Unemployment rates dropped in September in most US states, the Labour Department said on Friday ahead of early November elections where jobs are expected to be a key focus for voters selecting governors, state legislators and federal lawmakers. The unemployment rate dropped from the prior month in 23 states and the District of Columbia, and was lower than a year earlier in 29 states and the nation's capital.
Still, the number of workers dropped in a significant number of states. Nonfarm payroll employment decreased in 34 states, with the largest decline - 63,500 jobs - in California. New York followed, shedding 37,600 jobs last month. In contrast, only 16 states gained jobs. The District of Columbia, a city without a state, had the largest increase at 16,500 positions.
Over the year, employment increased in 32 states and decreased in 18, the Labour Department said. Nevada again had the highest unemployment rate, unchanged from August at 14.4 percent, while Michigan followed with 13 percent and California took third place at 12.4 percent.
North Dakota again had the lowest rate at 3.7 percent, followed by neighbours South Dakota, at 4.4 percent, and Nebraska, at 3.7 percent. Worries about employment are expected to weigh on voters heading into polling on November 2. The national unemployment rate has held above 9 percent for 17 straight months and the official end last summer of the longest recession since World War Two has not convinced Americans that the labour market will recover any time soon.
Governorships are at stake in 37 states, and an analyst at Cook Political Report is forecasting that Republicans will control more than 30 of those offices after the election. Currently 23 states have Republican governors, not counting Florida Governor Charlie Crist who, although elected as a Republican, recently announced an independent bid for the US Senate.
Maryland Governor Martin O'Malley, a Democrat, is in a rematch against the governor he replaced four years ago, Republican Bob Ehrlich.
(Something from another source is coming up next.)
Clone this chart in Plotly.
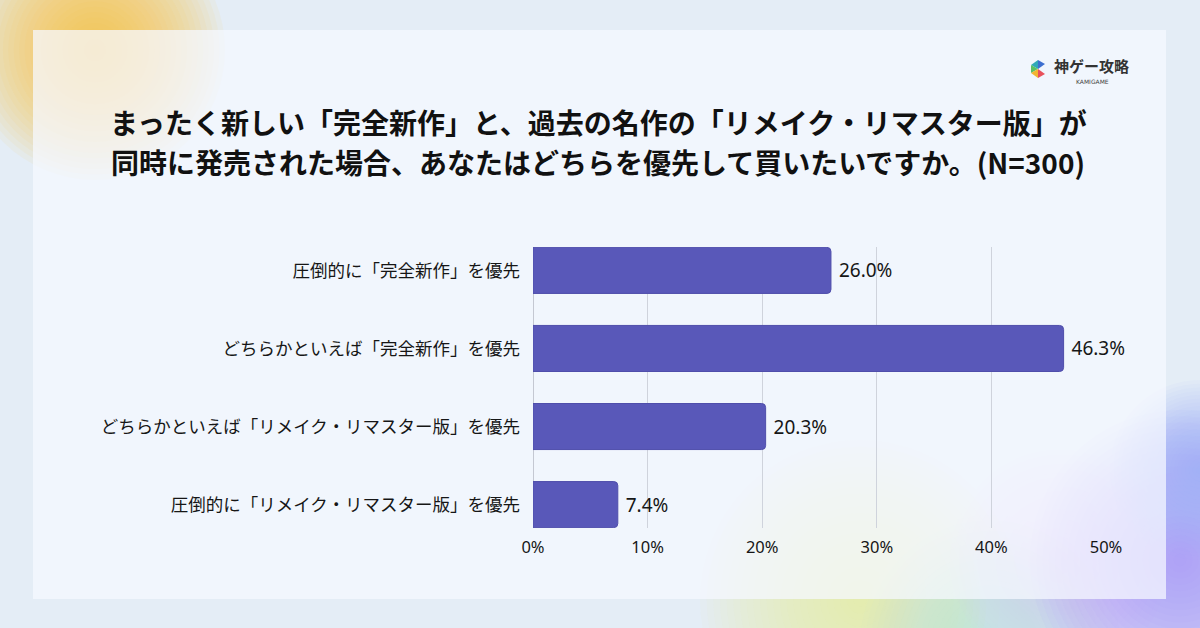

O'Malley touted the Labour Department report as good news for the mid-Atlantic state's economy even though its jobless rate jumped to 7.5 percent in September from 7.3 in August. That was still well below the national rate of 9.6 percent. The rhetoric about the economy is strongest in California, where the unemployment rate for the world's eighth-largest economy is near the 12.4 percent historical high it reached in March and the jobless rate has been above 10 percent for 20 consecutive months.